TABLE OF CONTENTS
Why Using This Best Practice
We strongly encourage using this process, among the infinite possible, because we want us and you to work better, work less, and work smarter. This is an open discussion, but the goals are common:
- Resilient execution: We want the code to be as low maintenance as possible
- Faster maintenance: We all work smarter if we find standard solutions, and not having to decode creative creations every time. Want to be creative? Help us find a better standard, so we all grow smarter together.
- Regulatory compliance: web scraping is a serious thing, we need to know exactly what tools are used. Stay inside the tracks, it's mutually beneficial.
Keep an eye on this pricess as it continuously evolves!
1. Preliminary Study
1.1. Technology Stack
Perform a technology stack evaluation for the target website using Wappalyzer Chrome Extension, with attention in the "Security" block.

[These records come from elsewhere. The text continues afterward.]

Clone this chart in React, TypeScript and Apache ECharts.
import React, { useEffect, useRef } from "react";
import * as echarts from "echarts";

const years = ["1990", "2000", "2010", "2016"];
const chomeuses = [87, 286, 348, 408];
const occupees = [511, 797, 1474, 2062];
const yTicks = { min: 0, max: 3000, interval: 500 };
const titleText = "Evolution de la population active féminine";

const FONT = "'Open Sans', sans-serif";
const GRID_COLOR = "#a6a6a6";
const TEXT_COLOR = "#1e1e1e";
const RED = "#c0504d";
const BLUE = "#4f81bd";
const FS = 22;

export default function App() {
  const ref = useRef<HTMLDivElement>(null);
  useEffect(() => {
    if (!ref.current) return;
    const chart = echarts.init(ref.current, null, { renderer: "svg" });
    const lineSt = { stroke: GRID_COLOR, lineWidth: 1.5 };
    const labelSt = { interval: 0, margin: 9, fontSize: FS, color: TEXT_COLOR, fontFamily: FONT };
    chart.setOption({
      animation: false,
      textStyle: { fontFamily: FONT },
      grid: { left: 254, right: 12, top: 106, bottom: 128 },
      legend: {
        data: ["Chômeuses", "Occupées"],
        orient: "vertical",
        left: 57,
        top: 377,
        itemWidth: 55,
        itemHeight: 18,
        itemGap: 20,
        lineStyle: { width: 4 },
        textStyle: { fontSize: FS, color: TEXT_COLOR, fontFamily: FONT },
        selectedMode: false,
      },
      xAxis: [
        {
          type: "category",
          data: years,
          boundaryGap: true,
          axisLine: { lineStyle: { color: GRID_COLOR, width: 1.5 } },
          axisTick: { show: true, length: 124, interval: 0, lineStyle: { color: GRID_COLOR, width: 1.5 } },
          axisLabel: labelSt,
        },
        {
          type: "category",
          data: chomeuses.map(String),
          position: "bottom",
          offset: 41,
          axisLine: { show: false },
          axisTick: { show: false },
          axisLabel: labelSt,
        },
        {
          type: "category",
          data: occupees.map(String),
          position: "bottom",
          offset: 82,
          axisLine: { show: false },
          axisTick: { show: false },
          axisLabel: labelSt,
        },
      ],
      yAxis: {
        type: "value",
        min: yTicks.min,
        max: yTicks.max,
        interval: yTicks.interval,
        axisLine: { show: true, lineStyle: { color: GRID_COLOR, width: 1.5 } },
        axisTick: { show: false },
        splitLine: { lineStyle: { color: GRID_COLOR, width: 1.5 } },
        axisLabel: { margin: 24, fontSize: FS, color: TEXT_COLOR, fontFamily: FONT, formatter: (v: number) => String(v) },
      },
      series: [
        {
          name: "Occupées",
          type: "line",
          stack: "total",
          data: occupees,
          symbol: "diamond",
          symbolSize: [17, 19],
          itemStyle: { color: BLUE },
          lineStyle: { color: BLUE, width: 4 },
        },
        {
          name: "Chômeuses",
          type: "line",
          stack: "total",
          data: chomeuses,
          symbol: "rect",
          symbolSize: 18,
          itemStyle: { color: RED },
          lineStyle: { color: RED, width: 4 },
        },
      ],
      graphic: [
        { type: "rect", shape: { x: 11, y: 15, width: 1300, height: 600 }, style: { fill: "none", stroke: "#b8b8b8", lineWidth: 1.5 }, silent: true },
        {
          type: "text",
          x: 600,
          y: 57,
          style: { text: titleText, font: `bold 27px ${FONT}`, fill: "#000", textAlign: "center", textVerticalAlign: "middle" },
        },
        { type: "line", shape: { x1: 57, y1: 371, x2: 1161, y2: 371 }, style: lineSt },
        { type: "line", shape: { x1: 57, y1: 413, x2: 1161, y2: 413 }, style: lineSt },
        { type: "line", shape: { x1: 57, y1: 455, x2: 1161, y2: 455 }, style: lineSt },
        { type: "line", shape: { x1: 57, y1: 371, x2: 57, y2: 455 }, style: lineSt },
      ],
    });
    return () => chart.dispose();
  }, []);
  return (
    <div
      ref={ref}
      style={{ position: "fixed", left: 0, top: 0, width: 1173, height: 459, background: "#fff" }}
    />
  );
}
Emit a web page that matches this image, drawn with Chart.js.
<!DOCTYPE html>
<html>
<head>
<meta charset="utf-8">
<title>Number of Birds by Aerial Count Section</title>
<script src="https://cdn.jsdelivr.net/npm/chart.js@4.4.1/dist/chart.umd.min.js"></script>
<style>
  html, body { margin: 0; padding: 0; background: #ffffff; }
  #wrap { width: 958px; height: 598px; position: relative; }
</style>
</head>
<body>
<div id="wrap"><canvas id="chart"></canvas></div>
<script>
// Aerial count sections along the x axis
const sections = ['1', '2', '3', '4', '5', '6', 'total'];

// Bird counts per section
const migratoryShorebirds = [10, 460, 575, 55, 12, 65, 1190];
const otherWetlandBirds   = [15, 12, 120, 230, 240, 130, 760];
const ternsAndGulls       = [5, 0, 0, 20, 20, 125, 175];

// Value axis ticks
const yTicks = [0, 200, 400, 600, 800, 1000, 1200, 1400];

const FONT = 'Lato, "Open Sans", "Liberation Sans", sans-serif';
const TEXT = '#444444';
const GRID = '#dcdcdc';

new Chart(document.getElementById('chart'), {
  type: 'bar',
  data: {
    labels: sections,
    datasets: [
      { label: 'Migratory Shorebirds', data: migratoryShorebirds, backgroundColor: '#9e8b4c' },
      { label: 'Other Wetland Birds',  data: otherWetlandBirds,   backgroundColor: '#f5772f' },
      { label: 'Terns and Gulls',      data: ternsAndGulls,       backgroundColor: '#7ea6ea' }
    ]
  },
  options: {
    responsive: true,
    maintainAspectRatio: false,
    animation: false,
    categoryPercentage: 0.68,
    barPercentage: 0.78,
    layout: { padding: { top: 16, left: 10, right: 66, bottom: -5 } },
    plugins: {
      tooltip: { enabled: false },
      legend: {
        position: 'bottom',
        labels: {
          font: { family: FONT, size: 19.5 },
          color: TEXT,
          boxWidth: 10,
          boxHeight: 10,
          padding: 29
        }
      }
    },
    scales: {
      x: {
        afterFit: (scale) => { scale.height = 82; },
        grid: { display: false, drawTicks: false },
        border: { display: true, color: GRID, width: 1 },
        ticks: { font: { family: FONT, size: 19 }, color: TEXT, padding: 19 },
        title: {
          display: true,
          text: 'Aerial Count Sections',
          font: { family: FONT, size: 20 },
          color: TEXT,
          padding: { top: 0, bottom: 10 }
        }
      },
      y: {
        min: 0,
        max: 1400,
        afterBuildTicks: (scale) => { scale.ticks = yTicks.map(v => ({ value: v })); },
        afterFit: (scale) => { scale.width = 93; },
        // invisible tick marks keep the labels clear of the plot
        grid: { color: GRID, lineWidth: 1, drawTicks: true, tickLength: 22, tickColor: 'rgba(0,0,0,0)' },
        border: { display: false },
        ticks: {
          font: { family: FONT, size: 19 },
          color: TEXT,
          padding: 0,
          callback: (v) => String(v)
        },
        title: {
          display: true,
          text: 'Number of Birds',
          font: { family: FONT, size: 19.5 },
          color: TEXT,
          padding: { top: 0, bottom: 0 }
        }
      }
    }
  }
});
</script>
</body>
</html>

When a technology stack is detected under the "Seciruty" section, please verify if in this list of technologies there is a specific solution for that technology.
1.2. API search
Has the website some internal or public APIs for fetching the price\product data? If so, this is the best scenario available and we should use them to gather data
1.3. JSON in HTML Search
Sometimes websites have JSON in their HTML, not only when there's an API. Finding this, will ensure stability.
1.3. Pagination
How the website handles the pagination of product catalogue? Internal services that provide the html code of the catalogue are preferred vs loading the full page code
2. Code Best Practices
2.1. JSON
Use json if available (on html of the page or from API). It's less prone to changes
2.2. XPATHS
Use Xpaths, not css selectors for getting a clearer code.
2.3. Indent using TABS
Use tabs for indentation instead of spaces - code weights less and it's easier to detect badly indented structure
2.4. No formatting rules in Price
Don't insert rules for cleaning price or numeric fields: formats change over different countries and are not standards, let's keep this task to post scraping phases in the DBs.
2.5. Product List Page wins on Single Product Page
Load the fewer pages you can. Try to see if the fields you need are all available from product list pages and try avoiding enter the single product page.
Document History
- 2022-03-29 Document created